Damn, but did I ever hate Gosling in this part! He ruined it! Do I think that Armstrong was about to take off for Cape Kennedy without even saying goodbye to his sons? That when his wife lashes out, this man who has an excellent chance of never coming back, is extremely reluctant to talk to them? Shit, I dunno, but the whole thing just screams of screenwriter laziness. Maybe someone told Hansen that this is how it happened … but I don’t believe it. I just don’t.

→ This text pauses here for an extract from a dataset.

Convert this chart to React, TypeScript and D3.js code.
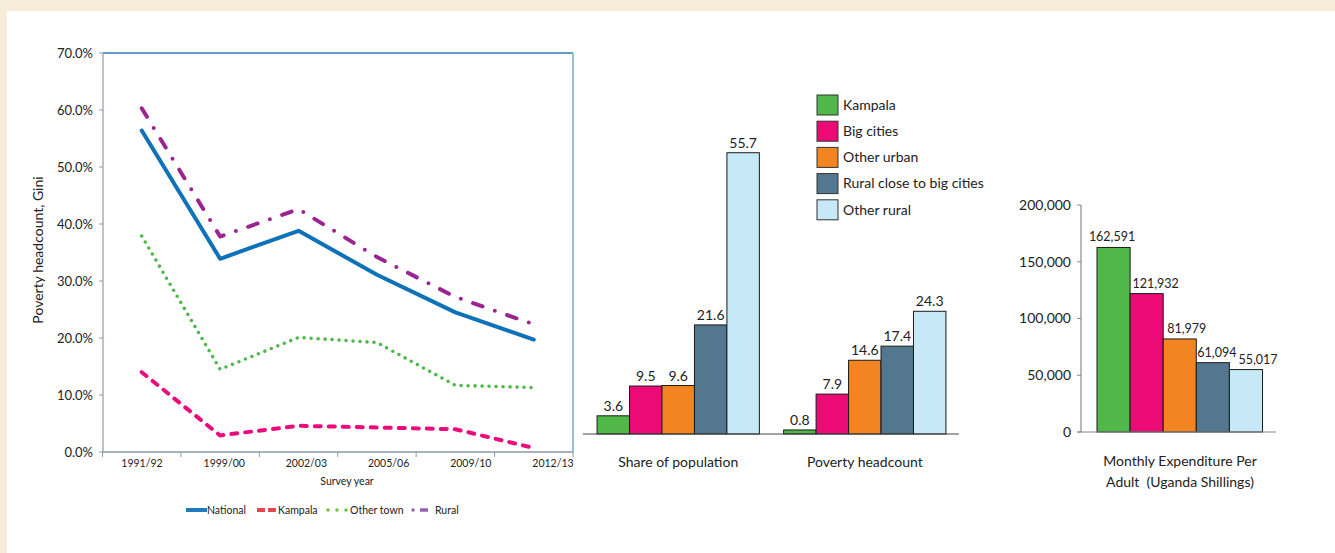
import React from "react";
import * as d3 from "d3";

// ---------- Data ----------
const years = ["1991/92", "1999/00", "2002/03", "2005/06", "2009/10", "2012/13"];
const national = [0.564, 0.339, 0.388, 0.311, 0.245, 0.197];
const kampala = [0.14, 0.029, 0.046, 0.043, 0.04, 0.007];
const otherTown = [0.379, 0.145, 0.201, 0.192, 0.117, 0.113];
const rural = [0.603, 0.378, 0.426, 0.342, 0.272, 0.224];
const leftTicks = [0, 0.1, 0.2, 0.3, 0.4, 0.5, 0.6, 0.7];

const areas = ["Kampala", "Big cities", "Other urban", "Rural close to big cities", "Other rural"];
const areaColors = ["#50b848", "#ec0b76", "#f28522", "#52778f", "#c7e8f7"];
const groups = ["Share of population", "Poverty headcount"];
const sharePop = [3.6, 9.5, 9.6, 21.6, 55.7];
const povHead = [0.8, 7.9, 14.6, 17.4, 24.3];
const groupValues = [sharePop, povHead];

const expenditure = [162591, 121932, 81979, 61094, 55017];
const expTicks = [0, 50000, 100000, 150000, 200000];

// layout: horizontal nudges of the expenditure value labels (as in the reference)
const EXP_LABEL_NUDGE = [-1.5, 9, 7, 4, 12];

const FONT = "Lato, 'Open Sans', sans-serif";

export default function App() {
  // ----- Left line chart -----
  const xBand = d3.scaleBand<string>().domain(years).range([102.5, 573]);
  const xLabel = d3.scalePoint<string>().domain(years).range([142, 553]);
  const yL = d3.scaleLinear().domain([0, 0.7]).range([452, 53]);
  const pct = d3.format(".1%");
  const lineGen = d3
    .line<number>()
    .x((_, i) => (xBand(years[i]) as number) + xBand.bandwidth() / 2)
    .y((d) => yL(d))
    .curve(d3.curveLinear);

  const series = [
    { name: "National", values: national, color: "#0e72b8", dash: undefined as string | undefined, cap: "round", w: 4 },
    { name: "Kampala", values: kampala, color: "#ec0b7c", dash: "6,8", cap: "round", w: 4 },
    { name: "Other town", values: otherTown, color: "#4db848", dash: "0,7", cap: "round", w: 3.6 },
    { name: "Rural", values: rural, color: "#9b2590", dash: "10,13,0,13", cap: "round", w: 4 },
  ];

  // ----- Middle bar chart -----
  const x0 = d3.scaleBand<string>().domain(groups).range([584, 959]).paddingInner(0.13).paddingOuter(0.07);
  const x1 = d3.scaleBand<string>().domain(areas).range([0, x0.bandwidth()]);
  const yM = d3.scaleLinear().domain([0, 60]).range([434, 131]);

  // ----- Right bar chart -----
  const xR = d3.scaleBand<string>().domain(areas).range([1097, 1262.5]);
  const yR = d3.scaleLinear().domain([0, 200000]).range([432, 205]);
  const comma = d3.format(",");

  return (
    <svg
      width={1335}
      height={553}
      style={{ position: "absolute", left: 0, top: 0, fontFamily: FONT }}
    >
      <rect x={0} y={0} width={1335} height={553} fill="#f7ecda" />
      <rect x={7} y={11} width={1328} height={542} fill="#ffffff" />

      {/* ===== Left chart ===== */}
      <line x1={103} x2={573} y1={53} y2={53} stroke="#2f79b8" strokeWidth={1.5} />
      <line x1={573} x2={573} y1={53} y2={452} stroke="#8cc2e3" strokeWidth={2} />
      <line x1={103} x2={103} y1={53} y2={452} stroke="#8d9aab" strokeWidth={1.2} />
      {leftTicks.map((t) => (
        <g key={t}>
          <line x1={99} x2={103} y1={yL(t)} y2={yL(t)} stroke="#8d9aab" />
          <text x={93} y={yL(t)} dy="0.35em" textAnchor="end" fontSize={13} fill="#222">
            {pct(t)}
          </text>
        </g>
      ))}
      <line x1={102.5} x2={573} y1={452} y2={452} stroke="#8d9aab" strokeWidth={1.5} />
      {years.map((y) => (
        <line key={"t" + y} x1={xBand(y)} x2={xBand(y)} y1={452} y2={457} stroke="#8d9aab" />
      ))}
      <line x1={573} x2={573} y1={452} y2={457} stroke="#8d9aab" />
      {years.map((y) => (
        <text key={"l" + y} x={xLabel(y)} y={467} textAnchor="middle" fontSize={10.5} fill="#222">
          {y}
        </text>
      ))}
      <text x={347} y={485} textAnchor="middle" fontSize={10.5} fill="#222">
        Survey year
      </text>
      <text
        transform="translate(43,250) rotate(-90)"
        textAnchor="middle"
        fontSize={14}
        fill="#222"
      >
        Poverty headcount, Gini
      </text>

      {series.map((s) => (
        <path
          key={s.name}
          d={lineGen(s.values) as string}
          fill="none"
          stroke={s.color}
          strokeWidth={s.w}
          strokeDasharray={s.dash}
          strokeLinecap={s.cap as any}
          strokeLinejoin="round"
        />
      ))}

      {/* legend */}
      <g fontSize={10.5} fill="#222">
        <line x1={186} x2={207} y1={510} y2={510} stroke="#1f7bc1" strokeWidth={4} />
        <text x={207} y={510} dy="0.35em">National</text>
        <line x1={257} x2={278} y1={510} y2={510} stroke="#e3474f" strokeWidth={4} strokeDasharray="8,3" />
        <text x={278} y={510} dy="0.35em">Kampala</text>
        <line x1={328} x2={349} y1={510} y2={510} stroke="#76bd45" strokeWidth={3.5} strokeDasharray="0,9" strokeLinecap="round" />
        <text x={350} y={510} dy="0.35em">Other town</text>
        <line x1={413} x2={413} y1={510} y2={510} stroke="#9160b0" strokeWidth={3.5} strokeLinecap="round" />
        <line x1={420} x2={428} y1={510} y2={510} stroke="#9160b0" strokeWidth={3.5} />
        <text x={435} y={510} dy="0.35em">Rural</text>
      </g>

      {/* ===== Middle chart ===== */}
      {groups.map((g, gi) => (
        <g key={g} transform={`translate(${x0(g)},0)`}>
          {areas.map((a, i) => {
            const v = groupValues[gi][i];
            return (
              <g key={a}>
                <rect
                  x={x1(a)}
                  y={yM(v)}
                  width={x1.bandwidth()}
                  height={yM(0) - yM(v)}
                  fill={areaColors[i]}
                  stroke="#1a1a1a"
                  strokeWidth={1}
                />
                <text
                  x={(x1(a) as number) + x1.bandwidth() / 2}
                  y={yM(v) - 5}
                  textAnchor="middle"
                  fontSize={14}
                  fill="#222"
                >
                  {v.toFixed(1)}
                </text>
              </g>
            );
          })}
          <text x={x0.bandwidth() / 2} y={467} textAnchor="middle" fontSize={14} fill="#222">
            {g}
          </text>
        </g>
      ))}
      <line x1={583} x2={959} y1={434} y2={434} stroke="#444" strokeWidth={1} />

      {areas.map((a, i) => (
        <g key={"lg" + a} transform={`translate(817,${95 + i * 26.2})`}>
          <rect x={0} y={0} width={21} height={20} fill={areaColors[i]} stroke="#333" strokeWidth={1} />
          <text x={26} y={10} dy="0.35em" fontSize={14} fill="#222">
            {a}
          </text>
        </g>
      ))}

      {/* ===== Right chart ===== */}
      {areas.map((a, i) => (
        <g key={"r" + a}>
          <rect
            x={xR(a)}
            y={yR(expenditure[i])}
            width={xR.bandwidth()}
            height={yR(0) - yR(expenditure[i])}
            fill={areaColors[i]}
            stroke="#1a1a1a"
            strokeWidth={1}
          />
          <text
            x={(xR(a) as number) + xR.bandwidth() / 2 + EXP_LABEL_NUDGE[i]}
            y={yR(expenditure[i]) - 6}
            textAnchor="middle"
            fontSize={12.5}
            fill="#222"
          >
            {comma(expenditure[i])}
          </text>
        </g>
      ))}
      <line x1={1081} x2={1081} y1={205} y2={432} stroke="#888" strokeWidth={1.2} />
      <line x1={1077} x2={1276} y1={432} y2={432} stroke="#888" strokeWidth={1.2} />
      {expTicks.map((t) => (
        <g key={"et" + t}>
          <line x1={1077} x2={1081} y1={yR(t)} y2={yR(t)} stroke="#888" />
          <text x={1071} y={yR(t)} dy="0.35em" textAnchor="end" fontSize={14} fill="#222">
            {comma(t)}
          </text>
        </g>
      ))}
      <text x={1180} y={466} textAnchor="middle" fontSize={14} fill="#222">
        Monthly Expenditure Per
      </text>
      <text x={1180} y={487} textAnchor="middle" fontSize={14} fill="#222" style={{ whiteSpace: "pre" }}>
        {"Adult  (Uganda Shillings)"}
      </text>
    </svg>
  );
}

The other terrible thing about the film is something maybe a little more subtle. In some of the DVD extras, some of the men (except for the Hidden Figures in the back rooms, they were almost all men) who actually worked on Apollo tell their stories, and one thing they all agree on. Though they were very stressed, missed meals and sleep, and otherwise overworked themselves, they all remembered the sense of joy in working in the astronaut program. And this is what they missed. They never really showed the joy of being part of the program. People sit around glumly. You’d think they were at a wake. They never say much, except for Buzz Aldrin, who comes off as a real asshole. I wonder if he signed off on this script?
Damn! Despite the really terrific set designs and ingenious camera work, they just missed it. Completely missed it. Double dog damn!